▶ What is needed:
Quote from the first line below through the line that contains "(168,235) rectangle node[txt]", both included, and leave the pictures out.

▶ Data shown:
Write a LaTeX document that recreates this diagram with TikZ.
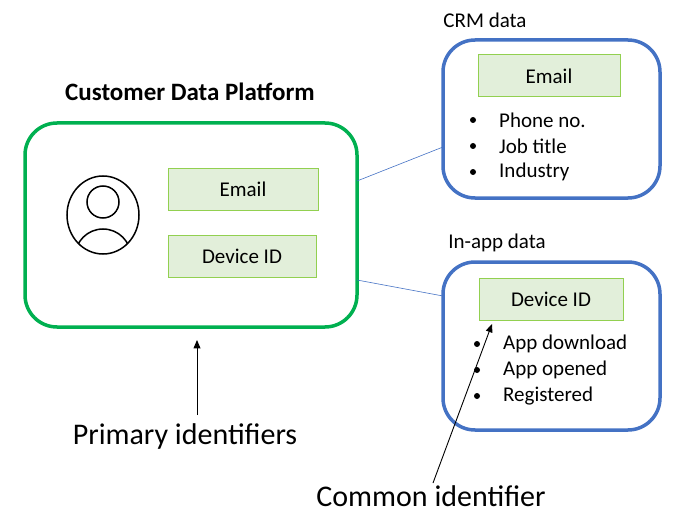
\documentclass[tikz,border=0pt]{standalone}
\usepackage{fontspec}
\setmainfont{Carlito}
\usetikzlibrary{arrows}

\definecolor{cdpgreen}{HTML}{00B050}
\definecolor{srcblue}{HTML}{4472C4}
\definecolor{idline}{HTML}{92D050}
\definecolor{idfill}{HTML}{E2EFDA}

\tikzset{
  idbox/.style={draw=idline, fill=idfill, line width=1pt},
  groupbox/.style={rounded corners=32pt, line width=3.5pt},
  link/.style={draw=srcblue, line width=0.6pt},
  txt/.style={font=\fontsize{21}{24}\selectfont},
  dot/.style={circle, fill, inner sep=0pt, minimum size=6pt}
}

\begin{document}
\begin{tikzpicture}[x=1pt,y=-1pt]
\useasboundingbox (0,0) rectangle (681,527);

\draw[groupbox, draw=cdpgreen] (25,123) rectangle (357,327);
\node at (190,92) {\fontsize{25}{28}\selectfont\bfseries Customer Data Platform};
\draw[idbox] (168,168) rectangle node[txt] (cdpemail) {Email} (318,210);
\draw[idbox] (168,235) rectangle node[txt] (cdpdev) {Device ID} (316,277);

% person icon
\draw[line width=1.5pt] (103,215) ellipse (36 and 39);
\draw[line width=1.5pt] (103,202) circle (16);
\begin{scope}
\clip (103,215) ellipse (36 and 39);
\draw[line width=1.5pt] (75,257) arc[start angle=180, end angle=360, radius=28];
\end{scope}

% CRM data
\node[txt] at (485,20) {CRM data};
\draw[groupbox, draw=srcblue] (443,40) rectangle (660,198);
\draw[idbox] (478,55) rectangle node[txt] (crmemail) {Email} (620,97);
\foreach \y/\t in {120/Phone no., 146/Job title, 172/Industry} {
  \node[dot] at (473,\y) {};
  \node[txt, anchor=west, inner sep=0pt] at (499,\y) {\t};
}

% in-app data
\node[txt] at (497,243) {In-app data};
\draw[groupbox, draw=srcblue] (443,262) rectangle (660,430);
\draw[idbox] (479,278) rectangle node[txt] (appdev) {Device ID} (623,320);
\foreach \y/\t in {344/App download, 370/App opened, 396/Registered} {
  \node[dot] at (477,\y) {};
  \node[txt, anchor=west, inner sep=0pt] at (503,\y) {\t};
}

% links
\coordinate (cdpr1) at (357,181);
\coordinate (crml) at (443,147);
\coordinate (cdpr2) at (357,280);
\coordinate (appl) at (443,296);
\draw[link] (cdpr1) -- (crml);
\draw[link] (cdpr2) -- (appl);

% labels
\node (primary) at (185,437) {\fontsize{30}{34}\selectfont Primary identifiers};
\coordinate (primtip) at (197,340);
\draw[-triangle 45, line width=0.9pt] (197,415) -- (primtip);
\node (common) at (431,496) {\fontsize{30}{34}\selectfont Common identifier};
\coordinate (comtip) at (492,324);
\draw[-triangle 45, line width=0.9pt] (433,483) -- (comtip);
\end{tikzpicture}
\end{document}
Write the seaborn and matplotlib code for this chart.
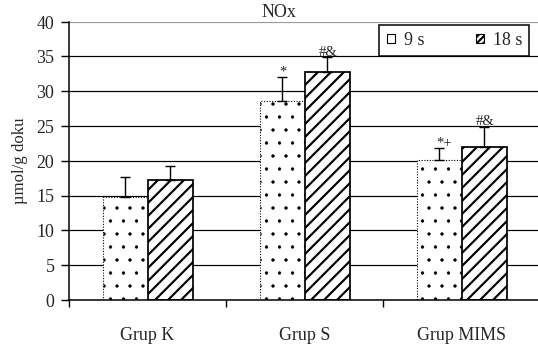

▶ Output:
Write a LaTeX document that recreates this diagram with TikZ.
\documentclass[tikz,border=0pt]{standalone}
\usepackage{fontspec}
\setmainfont{Carlito}
\usetikzlibrary{arrows}

\definecolor{cdpgreen}{HTML}{00B050}
\definecolor{srcblue}{HTML}{4472C4}
\definecolor{idline}{HTML}{92D050}
\definecolor{idfill}{HTML}{E2EFDA}

\tikzset{
  idbox/.style={draw=idline, fill=idfill, line width=1pt},
  groupbox/.style={rounded corners=32pt, line width=3.5pt},
  link/.style={draw=srcblue, line width=0.6pt},
  txt/.style={font=\fontsize{21}{24}\selectfont},
  dot/.style={circle, fill, inner sep=0pt, minimum size=6pt}
}

\begin{document}
\begin{tikzpicture}[x=1pt,y=-1pt]
\useasboundingbox (0,0) rectangle (681,527);

\draw[groupbox, draw=cdpgreen] (25,123) rectangle (357,327);
\node at (190,92) {\fontsize{25}{28}\selectfont\bfseries Customer Data Platform};
\draw[idbox] (168,168) rectangle node[txt] (cdpemail) {Email} (318,210);
\draw[idbox] (168,235) rectangle node[txt] (cdpdev) {Device ID} (316,277);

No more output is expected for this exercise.